Source code of charts
****
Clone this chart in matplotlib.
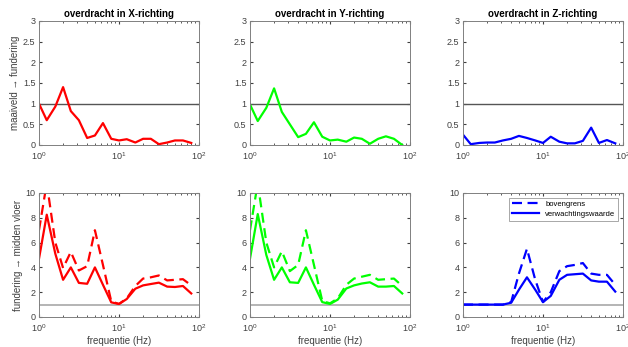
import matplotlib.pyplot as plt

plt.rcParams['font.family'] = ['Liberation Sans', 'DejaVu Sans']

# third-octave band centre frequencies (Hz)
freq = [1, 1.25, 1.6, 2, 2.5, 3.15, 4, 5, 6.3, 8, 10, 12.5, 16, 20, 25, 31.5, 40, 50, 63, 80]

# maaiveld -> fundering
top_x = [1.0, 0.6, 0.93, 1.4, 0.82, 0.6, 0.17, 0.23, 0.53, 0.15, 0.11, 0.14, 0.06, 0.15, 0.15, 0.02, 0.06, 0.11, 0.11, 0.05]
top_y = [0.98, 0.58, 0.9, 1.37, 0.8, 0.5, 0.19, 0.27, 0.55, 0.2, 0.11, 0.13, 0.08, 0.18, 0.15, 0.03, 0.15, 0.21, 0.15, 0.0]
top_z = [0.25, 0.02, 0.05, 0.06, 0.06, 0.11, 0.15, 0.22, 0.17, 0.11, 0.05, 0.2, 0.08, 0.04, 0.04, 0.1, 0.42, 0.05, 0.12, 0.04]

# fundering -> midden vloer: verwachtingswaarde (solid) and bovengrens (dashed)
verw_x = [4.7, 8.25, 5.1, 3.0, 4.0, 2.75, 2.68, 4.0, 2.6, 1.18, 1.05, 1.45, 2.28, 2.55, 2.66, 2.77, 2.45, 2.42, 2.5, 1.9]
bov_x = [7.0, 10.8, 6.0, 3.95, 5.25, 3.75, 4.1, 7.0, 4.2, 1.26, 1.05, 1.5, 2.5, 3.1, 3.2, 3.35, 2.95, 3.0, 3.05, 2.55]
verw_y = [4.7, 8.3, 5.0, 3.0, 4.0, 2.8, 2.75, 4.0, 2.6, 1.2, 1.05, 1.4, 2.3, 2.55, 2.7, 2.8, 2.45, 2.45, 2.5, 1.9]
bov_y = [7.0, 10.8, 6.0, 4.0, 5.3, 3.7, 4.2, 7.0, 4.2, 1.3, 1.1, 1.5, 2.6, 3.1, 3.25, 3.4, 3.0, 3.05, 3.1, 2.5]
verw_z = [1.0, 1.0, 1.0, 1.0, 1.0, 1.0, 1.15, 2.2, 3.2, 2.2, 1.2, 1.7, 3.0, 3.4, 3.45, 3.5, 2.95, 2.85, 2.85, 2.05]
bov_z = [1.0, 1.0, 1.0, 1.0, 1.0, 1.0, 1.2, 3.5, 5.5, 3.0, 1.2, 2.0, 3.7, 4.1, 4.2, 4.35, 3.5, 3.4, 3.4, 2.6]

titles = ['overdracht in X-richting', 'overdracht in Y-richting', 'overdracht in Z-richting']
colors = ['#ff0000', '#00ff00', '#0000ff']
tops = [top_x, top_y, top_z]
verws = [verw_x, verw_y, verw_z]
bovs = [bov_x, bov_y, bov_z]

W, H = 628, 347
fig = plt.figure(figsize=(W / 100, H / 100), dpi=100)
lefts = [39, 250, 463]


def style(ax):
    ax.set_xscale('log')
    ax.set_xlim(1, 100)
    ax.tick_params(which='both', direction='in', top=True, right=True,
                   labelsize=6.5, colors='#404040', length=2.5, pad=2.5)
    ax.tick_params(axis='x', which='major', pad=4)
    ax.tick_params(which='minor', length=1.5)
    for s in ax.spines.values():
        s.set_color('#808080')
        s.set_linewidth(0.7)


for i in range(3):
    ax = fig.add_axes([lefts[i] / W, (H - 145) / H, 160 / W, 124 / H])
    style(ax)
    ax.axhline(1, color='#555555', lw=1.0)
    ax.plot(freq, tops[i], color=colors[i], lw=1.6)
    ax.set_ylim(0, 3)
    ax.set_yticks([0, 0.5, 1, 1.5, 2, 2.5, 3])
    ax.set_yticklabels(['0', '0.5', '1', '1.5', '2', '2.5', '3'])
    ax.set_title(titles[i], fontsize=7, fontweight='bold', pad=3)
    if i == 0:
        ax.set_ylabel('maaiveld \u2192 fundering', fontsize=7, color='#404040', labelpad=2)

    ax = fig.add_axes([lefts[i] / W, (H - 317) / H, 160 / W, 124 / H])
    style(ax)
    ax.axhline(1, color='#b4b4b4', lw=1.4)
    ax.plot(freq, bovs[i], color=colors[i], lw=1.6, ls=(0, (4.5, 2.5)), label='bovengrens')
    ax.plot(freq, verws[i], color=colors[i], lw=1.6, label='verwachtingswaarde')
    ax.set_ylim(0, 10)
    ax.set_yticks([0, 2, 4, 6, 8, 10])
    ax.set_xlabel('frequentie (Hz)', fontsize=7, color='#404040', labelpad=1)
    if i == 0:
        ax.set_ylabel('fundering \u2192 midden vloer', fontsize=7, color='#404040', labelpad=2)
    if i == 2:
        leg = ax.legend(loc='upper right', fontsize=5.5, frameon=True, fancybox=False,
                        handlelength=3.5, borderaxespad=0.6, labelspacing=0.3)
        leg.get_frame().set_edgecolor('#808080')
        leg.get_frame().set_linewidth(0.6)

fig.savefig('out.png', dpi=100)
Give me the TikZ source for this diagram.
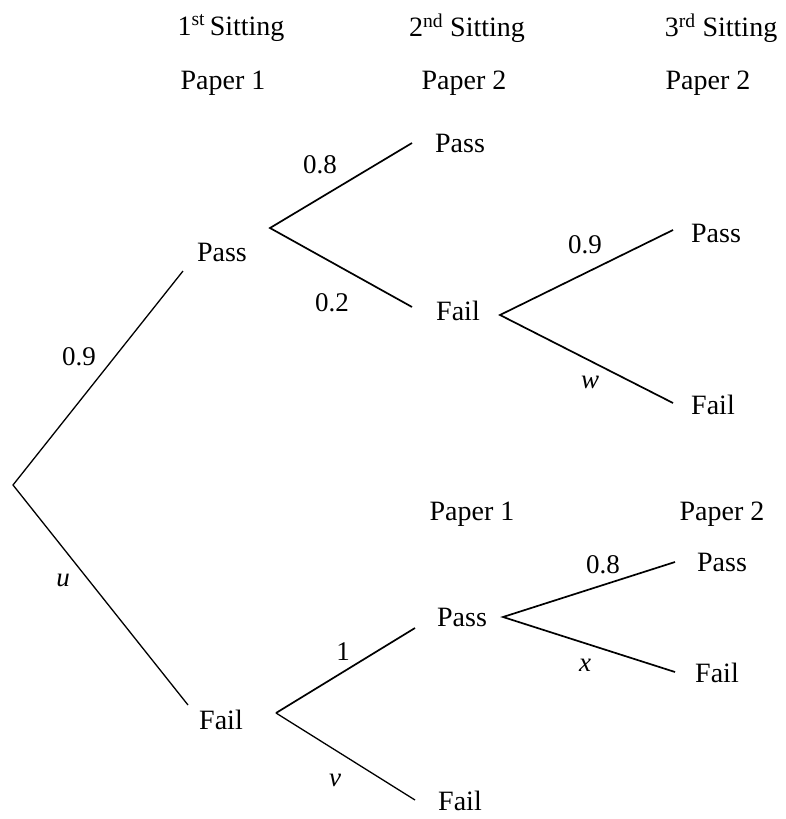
****
Do not include images; quote all of the entries above exactly.

Clone this chart in matplotlib.
import matplotlib.pyplot as plt

plt.rcParams['font.family'] = ['Liberation Sans', 'DejaVu Sans']

# third-octave band centre frequencies (Hz)
freq = [1, 1.25, 1.6, 2, 2.5, 3.15, 4, 5, 6.3, 8, 10, 12.5, 16, 20, 25, 31.5, 40, 50, 63, 80]

# maaiveld -> fundering
top_x = [1.0, 0.6, 0.93, 1.4, 0.82, 0.6, 0.17, 0.23, 0.53, 0.15, 0.11, 0.14, 0.06, 0.15, 0.15, 0.02, 0.06, 0.11, 0.11, 0.05]
top_y = [0.98, 0.58, 0.9, 1.37, 0.8, 0.5, 0.19, 0.27, 0.55, 0.2, 0.11, 0.13, 0.08, 0.18, 0.15, 0.03, 0.15, 0.21, 0.15, 0.0]
top_z = [0.25, 0.02, 0.05, 0.06, 0.06, 0.11, 0.15, 0.22, 0.17, 0.11, 0.05, 0.2, 0.08, 0.04, 0.04, 0.1, 0.42, 0.05, 0.12, 0.04]

# fundering -> midden vloer: verwachtingswaarde (solid) and bovengrens (dashed)
verw_x = [4.7, 8.25, 5.1, 3.0, 4.0, 2.75, 2.68, 4.0, 2.6, 1.18, 1.05, 1.45, 2.28, 2.55, 2.66, 2.77, 2.45, 2.42, 2.5, 1.9]
bov_x = [7.0, 10.8, 6.0, 3.95, 5.25, 3.75, 4.1, 7.0, 4.2, 1.26, 1.05, 1.5, 2.5, 3.1, 3.2, 3.35, 2.95, 3.0, 3.05, 2.55]
verw_y = [4.7, 8.3, 5.0, 3.0, 4.0, 2.8, 2.75, 4.0, 2.6, 1.2, 1.05, 1.4, 2.3, 2.55, 2.7, 2.8, 2.45, 2.45, 2.5, 1.9]
bov_y = [7.0, 10.8, 6.0, 4.0, 5.3, 3.7, 4.2, 7.0, 4.2, 1.3, 1.1, 1.5, 2.6, 3.1, 3.25, 3.4, 3.0, 3.05, 3.1, 2.5]
verw_z = [1.0, 1.0, 1.0, 1.0, 1.0, 1.0, 1.15, 2.2, 3.2, 2.2, 1.2, 1.7, 3.0, 3.4, 3.45, 3.5, 2.95, 2.85, 2.85, 2.05]
bov_z = [1.0, 1.0, 1.0, 1.0, 1.0, 1.0, 1.2, 3.5, 5.5, 3.0, 1.2, 2.0, 3.7, 4.1, 4.2, 4.35, 3.5, 3.4, 3.4, 2.6]

titles = ['overdracht in X-richting', 'overdracht in Y-richting', 'overdracht in Z-richting']
colors = ['#ff0000', '#00ff00', '#0000ff']
tops = [top_x, top_y, top_z]
verws = [verw_x, verw_y, verw_z]
bovs = [bov_x, bov_y, bov_z]

W, H = 628, 347
fig = plt.figure(figsize=(W / 100, H / 100), dpi=100)
lefts = [39, 250, 463]


def style(ax):
    ax.set_xscale('log')
    ax.set_xlim(1, 100)
    ax.tick_params(which='both', direction='in', top=True, right=True,
                   labelsize=6.5, colors='#404040', length=2.5, pad=2.5)
    ax.tick_params(axis='x', which='major', pad=4)
    ax.tick_params(which='minor', length=1.5)
    for s in ax.spines.values():
        s.set_color('#808080')
        s.set_linewidth(0.7)


for i in range(3):
    ax = fig.add_axes([lefts[i] / W, (H - 145) / H, 160 / W, 124 / H])
    style(ax)
    ax.axhline(1, color='#555555', lw=1.0)
    ax.plot(freq, tops[i], color=colors[i], lw=1.6)
    ax.set_ylim(0, 3)
    ax.set_yticks([0, 0.5, 1, 1.5, 2, 2.5, 3])
    ax.set_yticklabels(['0', '0.5', '1', '1.5', '2', '2.5', '3'])
    ax.set_title(titles[i], fontsize=7, fontweight='bold', pad=3)
    if i == 0:
        ax.set_ylabel('maaiveld \u2192 fundering', fontsize=7, color='#404040', labelpad=2)

    ax = fig.add_axes([lefts[i] / W, (H - 317) / H, 160 / W, 124 / H])
    style(ax)
    ax.axhline(1, color='#b4b4b4', lw=1.4)
    ax.plot(freq, bovs[i], color=colors[i], lw=1.6, ls=(0, (4.5, 2.5)), label='bovengrens')
    ax.plot(freq, verws[i], color=colors[i], lw=1.6, label='verwachtingswaarde')
    ax.set_ylim(0, 10)
    ax.set_yticks([0, 2, 4, 6, 8, 10])
    ax.set_xlabel('frequentie (Hz)', fontsize=7, color='#404040', labelpad=1)
    if i == 0:
        ax.set_ylabel('fundering \u2192 midden vloer', fontsize=7, color='#404040', labelpad=2)
    if i == 2:
        leg = ax.legend(loc='upper right', fontsize=5.5, frameon=True, fancybox=False,
                        handlelength=3.5, borderaxespad=0.6, labelspacing=0.3)
        leg.get_frame().set_edgecolor('#808080')
        leg.get_frame().set_linewidth(0.6)

fig.savefig('out.png', dpi=100)
Give me the TikZ source for this diagram.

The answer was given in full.